I do not think we—the Government, the House authorities, the Speaker, the Lord Speaker, et cetera—are in the business of being ridiculed.
So how do we get these things right? That is how we are spending £100 million a year. People are trying to go through and not make mistakes. We have out there a glaring example of a mistake. It was estimated that it would cost £18 million to restore the Elizabeth Tower and Big Ben. It now looks like it is going to be £80 million. That is a microcosm of the challenges. What have we found? We found gas mains in the wrong place, stone that crumbles, cables in the wrong place and rotten lead. If we look at that, to start on this without drilling down and finding out what we are starting out with, not just what the scope should be based on, would be foolish. Looking at it, early in 2022, the first of the questions we need to address should be answered—that is, is it a total decant, is the other place going to remain or are the Government going to kick the can down the road? I will return to that in a moment.
As others have reminded us, this is the largest refurbishment programme in the world, and the critical thing is that it is the work of professionals. This is a job for professionals, not amateurs. We all have building experience; I think that some of the more entertaining moments in our time on this have been the eccentric suggestions that we, as a committee, have received, helpful or unhelpful. Sometimes I felt it was a bit like the suggestion that we should reduce the whole of the power system in England to steam again.
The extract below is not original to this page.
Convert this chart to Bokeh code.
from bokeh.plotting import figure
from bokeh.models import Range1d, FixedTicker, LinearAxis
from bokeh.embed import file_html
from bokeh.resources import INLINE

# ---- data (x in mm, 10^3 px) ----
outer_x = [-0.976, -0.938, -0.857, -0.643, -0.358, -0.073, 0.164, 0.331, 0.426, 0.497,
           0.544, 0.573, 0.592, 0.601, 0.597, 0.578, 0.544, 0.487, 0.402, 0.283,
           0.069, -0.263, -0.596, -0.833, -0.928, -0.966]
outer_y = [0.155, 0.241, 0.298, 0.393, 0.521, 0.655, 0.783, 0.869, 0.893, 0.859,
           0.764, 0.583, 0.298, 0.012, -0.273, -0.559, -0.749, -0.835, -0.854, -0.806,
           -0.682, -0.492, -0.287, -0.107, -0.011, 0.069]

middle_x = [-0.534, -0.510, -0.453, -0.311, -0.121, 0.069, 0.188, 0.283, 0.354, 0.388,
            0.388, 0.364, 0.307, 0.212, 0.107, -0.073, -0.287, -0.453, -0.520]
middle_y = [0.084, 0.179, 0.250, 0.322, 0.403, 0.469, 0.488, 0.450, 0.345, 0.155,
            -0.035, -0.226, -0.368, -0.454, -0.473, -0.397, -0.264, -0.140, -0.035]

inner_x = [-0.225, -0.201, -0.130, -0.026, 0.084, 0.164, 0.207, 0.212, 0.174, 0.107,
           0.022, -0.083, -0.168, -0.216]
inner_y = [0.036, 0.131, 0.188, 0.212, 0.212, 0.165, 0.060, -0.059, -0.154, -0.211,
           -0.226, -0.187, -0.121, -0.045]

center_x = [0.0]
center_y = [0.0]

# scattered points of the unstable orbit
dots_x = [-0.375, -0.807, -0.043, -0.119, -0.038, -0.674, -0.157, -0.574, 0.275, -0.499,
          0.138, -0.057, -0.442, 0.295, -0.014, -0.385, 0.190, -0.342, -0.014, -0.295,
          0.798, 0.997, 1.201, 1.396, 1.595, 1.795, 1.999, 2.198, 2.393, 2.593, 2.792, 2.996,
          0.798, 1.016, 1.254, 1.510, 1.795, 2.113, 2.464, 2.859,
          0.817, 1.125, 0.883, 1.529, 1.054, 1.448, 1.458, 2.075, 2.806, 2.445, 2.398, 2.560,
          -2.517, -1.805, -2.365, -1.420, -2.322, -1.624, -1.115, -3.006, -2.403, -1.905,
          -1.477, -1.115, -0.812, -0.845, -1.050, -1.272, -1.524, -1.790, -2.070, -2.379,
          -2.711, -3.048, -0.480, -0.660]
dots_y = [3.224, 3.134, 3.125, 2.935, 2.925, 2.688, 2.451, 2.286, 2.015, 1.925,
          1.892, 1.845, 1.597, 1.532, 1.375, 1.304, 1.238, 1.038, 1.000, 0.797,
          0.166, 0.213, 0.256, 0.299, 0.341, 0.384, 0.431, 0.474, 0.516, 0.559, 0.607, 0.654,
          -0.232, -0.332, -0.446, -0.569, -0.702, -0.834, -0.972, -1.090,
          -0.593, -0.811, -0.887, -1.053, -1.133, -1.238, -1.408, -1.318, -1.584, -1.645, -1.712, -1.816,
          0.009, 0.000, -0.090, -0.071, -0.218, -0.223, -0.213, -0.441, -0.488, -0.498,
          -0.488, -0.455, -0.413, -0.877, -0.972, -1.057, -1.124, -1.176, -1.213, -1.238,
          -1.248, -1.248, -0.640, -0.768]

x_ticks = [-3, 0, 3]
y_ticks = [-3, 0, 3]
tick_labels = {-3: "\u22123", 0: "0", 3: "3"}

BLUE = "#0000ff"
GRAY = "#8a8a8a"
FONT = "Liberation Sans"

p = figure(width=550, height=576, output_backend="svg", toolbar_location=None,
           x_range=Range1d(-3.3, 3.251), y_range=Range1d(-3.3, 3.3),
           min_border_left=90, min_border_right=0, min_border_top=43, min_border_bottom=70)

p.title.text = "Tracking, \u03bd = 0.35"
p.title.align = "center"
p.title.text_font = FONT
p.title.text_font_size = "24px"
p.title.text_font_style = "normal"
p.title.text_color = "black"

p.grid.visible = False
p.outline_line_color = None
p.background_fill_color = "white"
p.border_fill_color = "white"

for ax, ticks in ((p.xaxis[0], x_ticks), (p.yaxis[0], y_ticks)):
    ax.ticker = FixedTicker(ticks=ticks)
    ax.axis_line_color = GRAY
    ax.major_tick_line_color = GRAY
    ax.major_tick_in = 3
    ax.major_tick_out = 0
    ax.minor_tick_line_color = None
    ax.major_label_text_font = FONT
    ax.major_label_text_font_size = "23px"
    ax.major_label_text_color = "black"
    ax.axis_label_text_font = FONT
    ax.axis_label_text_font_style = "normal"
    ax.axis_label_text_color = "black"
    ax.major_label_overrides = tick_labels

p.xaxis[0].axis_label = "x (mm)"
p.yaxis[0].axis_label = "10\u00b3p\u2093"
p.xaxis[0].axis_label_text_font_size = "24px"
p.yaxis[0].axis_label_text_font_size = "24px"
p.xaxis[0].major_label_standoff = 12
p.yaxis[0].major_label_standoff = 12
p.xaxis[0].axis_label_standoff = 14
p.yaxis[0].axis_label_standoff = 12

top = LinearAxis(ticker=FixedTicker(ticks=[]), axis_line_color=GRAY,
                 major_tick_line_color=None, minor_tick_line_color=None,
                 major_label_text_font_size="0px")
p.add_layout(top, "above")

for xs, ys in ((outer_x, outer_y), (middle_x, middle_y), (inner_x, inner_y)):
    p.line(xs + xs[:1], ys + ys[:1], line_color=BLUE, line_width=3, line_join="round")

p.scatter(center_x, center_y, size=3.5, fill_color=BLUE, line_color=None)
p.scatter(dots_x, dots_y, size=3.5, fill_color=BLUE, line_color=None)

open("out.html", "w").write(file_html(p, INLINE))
We have to look forward and find a way of doing this.
Critically, what we have to do—the question is: who is the “we” in this?—is be confident in our argument and settle what we are going to do, then move on to get the OBC to understand absolutely safely what the money is, stick to it and trust our professionals. That does not mean that we should be weak on governance. We should be absolutely clear that we want to see value for money and we want to scrutinise it. Those responsible do that, as does the noble Lord, Lord Vaux. These questions are welcome because this is a unique project and we need all the insight we can get to take it forward.
Coming to where we are now, in the new year, we will see the proposals either for total decant or for continued presence—or we might see the proposal not to do anything. However, what is critical is that we reach a decision on what we are going to do, we go on and cost it, and we build a case through Parliament to take to the people. According to a recent survey—I think it was in the Daily Mail—71% of the public support the Prime Minister’s £1-trillion climate change programme, but only 16% of them would spend a fiver a week for it. Our polling suggests that there is a great public support for the rebuilding of Parliament, but we have to convince more than 16% of the population that it is worth while.
Where does responsibility for this sit? First, it sits with the sponsor body. Then it sits with the parliamentary authorities in both Houses; it sits with the Speaker and the Lord Speaker. Above all, it sits with the Government, because a Government with an 80-seat majority will determine what is going to happen. Therefore, they need to decide. Without a decision, or if the decision is to kick the can down the road, we will be faced with a catastrophe at some point. Whether it is this Government or the next Government, it will be hard to explain to the British public why this issue was not faced up to. We have the means in place to make those recommendations; I just hope that we can move on. I sometimes think that we, but particularly the Government, are all a bit like the famous dog watching television—he can see it but he does not get it. What we have to do now is get everybody to get the importance of this and move on rapidly in the new year.